Devlon Jackson Receives NIH Grant to Study How Digital Health Tools can Improve Care Coordination
Devlon Jackson, assistant research professor of behavioral and community health at the University of Maryland School of Public Health, received an Investigator Diversity Research Supplement grant to explore how Health Information Technology (HIT) can improve health for African Americans and Hispanics living with mental health issues and chronic diseases.

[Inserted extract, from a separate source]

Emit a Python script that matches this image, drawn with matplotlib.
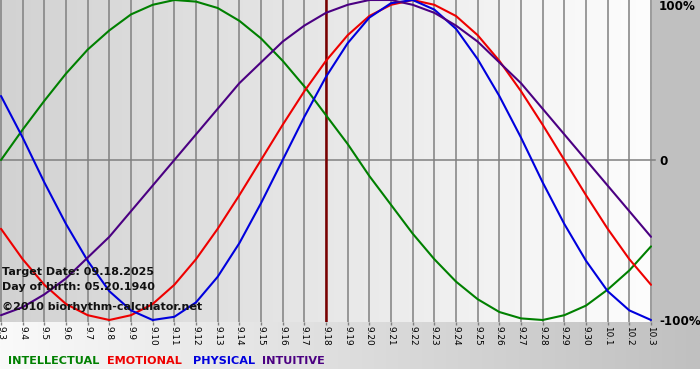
import matplotlib
matplotlib.use("Agg")
import matplotlib.pyplot as plt
import numpy as np
from matplotlib.colors import LinearSegmentedColormap

# days shown on the x axis (9.3 .. 10.3)
tick_labels = ["9.3", "9.4", "9.5", "9.6", "9.7", "9.8", "9.9", "9.10", "9.11",
               "9.12", "9.13", "9.14", "9.15", "9.16", "9.17", "9.18", "9.19",
               "9.20", "9.21", "9.22", "9.23", "9.24", "9.25", "9.26", "9.27",
               "9.28", "9.29", "9.30", "10.1", "10.2", "10.3"]
target_label = "9.18"

# cycle values per day (-1 .. 1)
intellectual = [0.00, 0.19, 0.37, 0.54, 0.69, 0.81, 0.91, 0.97, 1.00, 0.99,
                0.95, 0.87, 0.76, 0.62, 0.46, 0.28, 0.10, -0.10, -0.28, -0.46,
                -0.62, -0.76, -0.87, -0.95, -0.99, -1.00, -0.97, -0.91, -0.81,
                -0.69, -0.54]
emotional = [-0.43, -0.62, -0.78, -0.90, -0.97, -1.00, -0.97, -0.90, -0.78,
             -0.62, -0.43, -0.22, 0.00, 0.22, 0.43, 0.62, 0.78, 0.90, 0.97,
             1.00, 0.97, 0.90, 0.78, 0.62, 0.43, 0.22, 0.00, -0.22, -0.43,
             -0.62, -0.78]
physical = [0.40, 0.14, -0.14, -0.40, -0.63, -0.82, -0.94, -1.00, -0.98, -0.89,
            -0.73, -0.52, -0.27, 0.00, 0.27, 0.52, 0.73, 0.89, 0.98, 1.00, 0.94,
            0.82, 0.63, 0.40, 0.14, -0.14, -0.40, -0.63, -0.82, -0.94, -1.00]
intuitive = [-0.97, -0.92, -0.84, -0.74, -0.61, -0.48, -0.32, -0.16, 0.00, 0.16,
             0.32, 0.48, 0.61, 0.74, 0.84, 0.92, 0.97, 1.00, 1.00, 0.97, 0.92,
             0.84, 0.74, 0.61, 0.48, 0.32, 0.16, 0.00, -0.16, -0.32, -0.48]

series = [
    ("INTELLECTUAL", intellectual, "#008000"),
    ("EMOTIONAL", emotional, "#ee0000"),
    ("PHYSICAL", physical, "#0000dd"),
    ("INTUITIVE", intuitive, "#4b0082"),
]

info_lines = ["Target Date: 09.18.2025", "Day of birth: 05.20.1940"]
copyright_text = "\u00a92010 biorhythm-calculator.net"

plt.rcParams["font.family"] = ["DejaVu Sans"]

W, H = 700, 380
fig = plt.figure(figsize=(W / 100, H / 100), dpi=100)
fig.patch.set_facecolor("white")

# background panels (right grey strip, bottom gradient strip)
bg = fig.add_axes([0, 0, 1, 1], zorder=-10)
bg.set_xlim(0, W)
bg.set_ylim(H, 0)
bg.axis("off")
strip_cmap = LinearSegmentedColormap.from_list("strip", ["#fafafa", "#c0c0c0"])
bg.imshow(np.linspace(0, 1, 256)[None, :], cmap=strip_cmap, aspect="auto",
          extent=[0, W, 369, 321], zorder=0)
bg.add_patch(plt.Rectangle((652, 0), W - 652, 321, color="#c0c0c0", zorder=1))

# plot area
n = len(tick_labels)
x = np.arange(n)
ax = fig.add_axes([0, 1 - 322 / H, 652 / W, 322 / H])
ax.set_xlim(-0.046, n - 1 + 0.046)
ax.set_ylim(-1.0125, 1.0)
area_cmap = LinearSegmentedColormap.from_list("area", ["#d2d2d2", "#fdfdfd"])
ax.imshow(np.linspace(0, 1, 256)[None, :], cmap=area_cmap, aspect="auto",
          extent=[-0.046, n - 1 + 0.046, -1.0125, 1.0], zorder=0)

for xi in x:
    ax.axvline(xi, color="#808080", lw=1.1, zorder=1)
ax.axhline(0, color="#808080", lw=1.1, zorder=1, clip_on=False,
           xmax=1.005)
ax.axvline(tick_labels.index(target_label), color="#7a0000", lw=1.8, zorder=2)

for name, vals, color in series:
    ax.plot(x, vals, color=color, lw=1.5, zorder=3, solid_capstyle="round",
            solid_joinstyle="round")

for s in ax.spines.values():
    s.set_visible(False)

ax.set_xticks(x, tick_labels, rotation=270, fontsize=6.4)
ax.tick_params(axis="x", length=2, width=1, color="#808080", pad=1)

ax.yaxis.tick_right()
ax.set_yticks([-1, 0, 1], ["-100%", "0", "100%"])
ax.tick_params(axis="y", length=0, pad=5, labelsize=8.6)
for lab in ax.get_yticklabels():
    lab.set_fontweight("bold")
ax.get_yticklabels()[2].set_va("top")

# info text
for i, line in enumerate(info_lines):
    fig.text(2 / W, 1 - (272 + 15 * i) / H, line, fontsize=8.0,
             fontweight="bold", color="#111111", va="center", ha="left")
fig.text(2 / W, 1 - 307 / H, copyright_text, fontsize=8.0,
         fontweight="bold", color="#111111", va="center", ha="left")

# legend words
legend_x = [8, 107, 193, 262]
for (name, vals, color), lx in zip(series, legend_x):
    fig.text(lx / W, 1 - 361 / H, name, fontsize=8.1, fontweight="bold",
             color=color, va="center", ha="left")

fig.savefig("out.png", dpi=100)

The $250,000 grant from the NIH-National Institute on Minority Health and Health Disparities, will allow Dr. Jackson to assess how digital health tools can address health communication inequalities at the consumer- and provider-level. Dr. Jackson will also conduct key-informant interviews with recipients of HIT grants awarded through the Maryland Health Care Commission.
This grant builds upon and extends the research aims of the parent R01 grant to Health Policy and Management (HPM) Associate Professor Jie Chen, Effects of Hospital-Community-Public Health Integration on Racial and Ethnic Disparities in Mental Health. Dr. Chen and HPM Professor Stephen B. Thomas serve as mentors for Dr. Jackson.
According to Dr. Jackson, HIT presents an opportunity to enhance care coordination between hospitals and behavioral healthcare providers. However, the inequity in resources to support HIT implementation between these two sectors makes it so communities of color are more likely than their white counterparts to suffer from mental illness and physical chronic health conditions.
“Research has not assessed the association between community-based HIT implementation and hospital use among persons living with mental illness, as well as determine if there are any racial-ethnic differences,” Dr. Jackson said.
Dr. Jackson’s research aims to identify gaps in HIT implementation and will provide a roadmap for refining care coordination among hospitals and local public health agencies.
With Professor Cynthia Baur, director of the university’s Horowitz Center for Health Literacy, Dr. Jackson is part of a team developing the “Healthy Me/Mi Salud” Smartphone Application funded by the NIH-National Library of Medicine.